___ Dataset section ___

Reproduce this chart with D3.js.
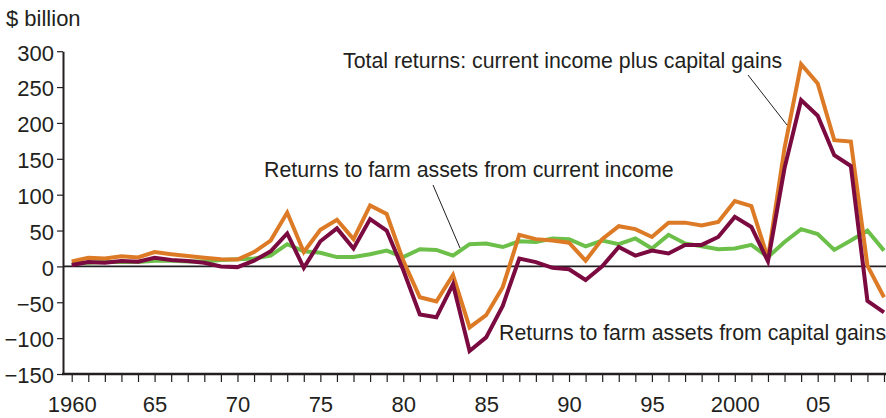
<!DOCTYPE html>
<html>
<head>
<meta charset="utf-8">
<script src="https://cdn.jsdelivr.net/npm/d3@7"></script>
<style>
  body { margin: 0; background: #fff; }
  svg text { font-family: "Liberation Sans", Arial, Helvetica, sans-serif; fill: #231f20; }
</style>
</head>
<body>
<svg id="myGraph" width="886" height="418"></svg>
<script>
var svgWidth = 886;
var svgHeight = 418;

// years on the x axis
var years = [1960, 1961, 1962, 1963, 1964, 1965, 1966, 1967, 1968, 1969,
  1970, 1971, 1972, 1973, 1974, 1975, 1976, 1977, 1978, 1979,
  1980, 1981, 1982, 1983, 1984, 1985, 1986, 1987, 1988, 1989,
  1990, 1991, 1992, 1993, 1994, 1995, 1996, 1997, 1998, 1999,
  2000, 2001, 2002, 2003, 2004, 2005, 2006, 2007, 2008, 2009];

// total returns ($ billion)
var totalReturns = [7, 12, 11, 14, 12.5, 20, 17, 14.5, 12, 10,
  9.5, 20, 36, 75, 20, 51, 65, 38, 85, 73,
  8, -43, -49, -12, -85, -68, -29, 44, 38, 36,
  33, 8, 38, 56, 52, 41, 61, 61, 57, 62,
  91, 84, 11, 165, 282, 255, 176, 174, 1, -43];

// returns from current income
var incomeReturns = [4, 5, 6, 6, 6, 8, 8, 7, 7, 9,
  10, 11, 15, 31, 21, 19, 13, 13, 17, 22,
  13, 24, 23, 15, 31, 32, 27, 35, 34, 39,
  38, 28, 36, 31, 39, 25, 44, 32, 28, 24,
  25, 30, 13, 34, 52, 45, 23, 36, 50, 22];

// returns from capital gains
var gainsReturns = [2, 6, 5, 7.5, 6.5, 12, 9, 7.5, 5, 0,
  -1, 8, 21, 46, -2, 35, 53, 25, 66, 50,
  -5, -67, -71, -25, -118, -99, -55, 11, 6, -2,
  -4, -19, 0, 27, 15, 22, 18, 30, 30, 41,
  69, 55, 7, 137, 232, 210, 155, 140, -48, -64];

var yTicks = [-150, -100, -50, 0, 50, 100, 150, 200, 250, 300];
var xLabels = { 1960: '1960', 1965: '65', 1970: '70', 1975: '75', 1980: '80',
  1985: '85', 1990: '90', 1995: '95', 2000: '2000', 2005: '05' };

var svg = d3.select('#myGraph');

var x = d3.scaleLinear().domain([1960, 2009]).range([71.7, 884]);
var y = d3.scaleLinear().domain([-150, 300]).range([374, 51.2]);
var axisX = 63;

// y axis
var yAxis = svg.append('g')
  .attr('transform', 'translate(' + axisX + ',0)')
  .call(d3.axisLeft(y).tickValues(yTicks).tickSize(6).tickSizeOuter(0).tickPadding(3));
yAxis.select('.domain').attr('stroke', '#231f20').attr('stroke-width', 2);
yAxis.selectAll('.tick line').attr('stroke', '#231f20').attr('stroke-width', 1.2);
yAxis.selectAll('.tick text')
  .style('font-size', '22px')
  .style('font-family', '"Liberation Sans", Arial, sans-serif')
  .attr('fill', '#231f20')
  .attr('dy', '0.4em');

// x axis
var xAxis = svg.append('g')
  .attr('transform', 'translate(0,' + y(-150) + ')')
  .call(d3.axisBottom(x).tickValues(years).tickSize(8).tickSizeOuter(0).tickPadding(14)
    .tickFormat(function(d) { return xLabels[d] || ''; }));
xAxis.select('.domain').remove();
xAxis.append('line')
  .attr('x1', axisX - 1).attr('x2', svgWidth)
  .attr('y1', 0).attr('y2', 0)
  .attr('stroke', '#231f20').attr('stroke-width', 2.5);
xAxis.selectAll('.tick line').attr('stroke', '#231f20').attr('stroke-width', 1.2);
xAxis.selectAll('.tick text')
  .style('font-size', '22px')
  .style('font-family', '"Liberation Sans", Arial, sans-serif')
  .attr('fill', '#231f20');

// zero line
svg.append('line')
  .attr('x1', axisX).attr('x2', svgWidth)
  .attr('y1', y(0)).attr('y2', y(0))
  .attr('stroke', '#231f20').attr('stroke-width', 1.8);

// unit label
svg.append('text')
  .attr('x', 6).attr('y', 26)
  .style('font-size', '22px')
  .text('$ billion');

var line = d3.line()
  .x(function(d, i) { return x(years[i]); })
  .y(function(d) { return y(d); });

var series = [
  { values: incomeReturns, color: '#6cc04a' },
  { values: totalReturns, color: '#dc7a26' },
  { values: gainsReturns, color: '#7a0a3f' }
];

svg.selectAll('path.series')
  .data(series)
  .enter()
  .append('path')
  .attr('class', 'series')
  .attr('d', function(d) { return line(d.values); })
  .attr('fill', 'none')
  .attr('stroke', function(d) { return d.color; })
  .attr('stroke-width', 4)
  .attr('stroke-linejoin', 'miter');

// annotations
var notes = [
  { text: 'Total returns: current income plus capital gains', x: 343, y: 68 },
  { text: 'Returns to farm assets from current income', x: 264, y: 177 },
  { text: 'Returns to farm assets from capital gains', x: 499, y: 340 }
];
svg.selectAll('text.note')
  .data(notes)
  .enter()
  .append('text')
  .attr('class', 'note')
  .attr('x', function(d) { return d.x; })
  .attr('y', function(d) { return d.y; })
  .style('font-size', '21.3px')
  .text(function(d) { return d.text; });

var leaders = [
  { x1: 748, y1: 75, x2: 787, y2: 125 },
  { x1: 433, y1: 185, x2: 460, y2: 248 }
];
svg.selectAll('line.leader')
  .data(leaders)
  .enter()
  .append('line')
  .attr('class', 'leader')
  .attr('x1', function(d) { return d.x1; })
  .attr('y1', function(d) { return d.y1; })
  .attr('x2', function(d) { return d.x2; })
  .attr('y2', function(d) { return d.y2; })
  .attr('stroke', '#231f20')
  .attr('stroke-width', 1);
</script>
</body>
</html>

___

• **Task details**: Exactly reproduce the run of lines from the start of the listing through the line with "91, 84, 11, 165, 282, 255, 176, 174, 1, -43];", inclusive; pictures are not copied.

• **In response**:
Reproduce this chart with D3.js.
<!DOCTYPE html>
<html>
<head>
<meta charset="utf-8">
<script src="https://cdn.jsdelivr.net/npm/d3@7"></script>
<style>
  body { margin: 0; background: #fff; }
  svg text { font-family: "Liberation Sans", Arial, Helvetica, sans-serif; fill: #231f20; }
</style>
</head>
<body>
<svg id="myGraph" width="886" height="418"></svg>
<script>
var svgWidth = 886;
var svgHeight = 418;

// years on the x axis
var years = [1960, 1961, 1962, 1963, 1964, 1965, 1966, 1967, 1968, 1969,
  1970, 1971, 1972, 1973, 1974, 1975, 1976, 1977, 1978, 1979,
  1980, 1981, 1982, 1983, 1984, 1985, 1986, 1987, 1988, 1989,
  1990, 1991, 1992, 1993, 1994, 1995, 1996, 1997, 1998, 1999,
  2000, 2001, 2002, 2003, 2004, 2005, 2006, 2007, 2008, 2009];

// total returns ($ billion)
var totalReturns = [7, 12, 11, 14, 12.5, 20, 17, 14.5, 12, 10,
  9.5, 20, 36, 75, 20, 51, 65, 38, 85, 73,
  8, -43, -49, -12, -85, -68, -29, 44, 38, 36,
  33, 8, 38, 56, 52, 41, 61, 61, 57, 62,
  91, 84, 11, 165, 282, 255, 176, 174, 1, -43];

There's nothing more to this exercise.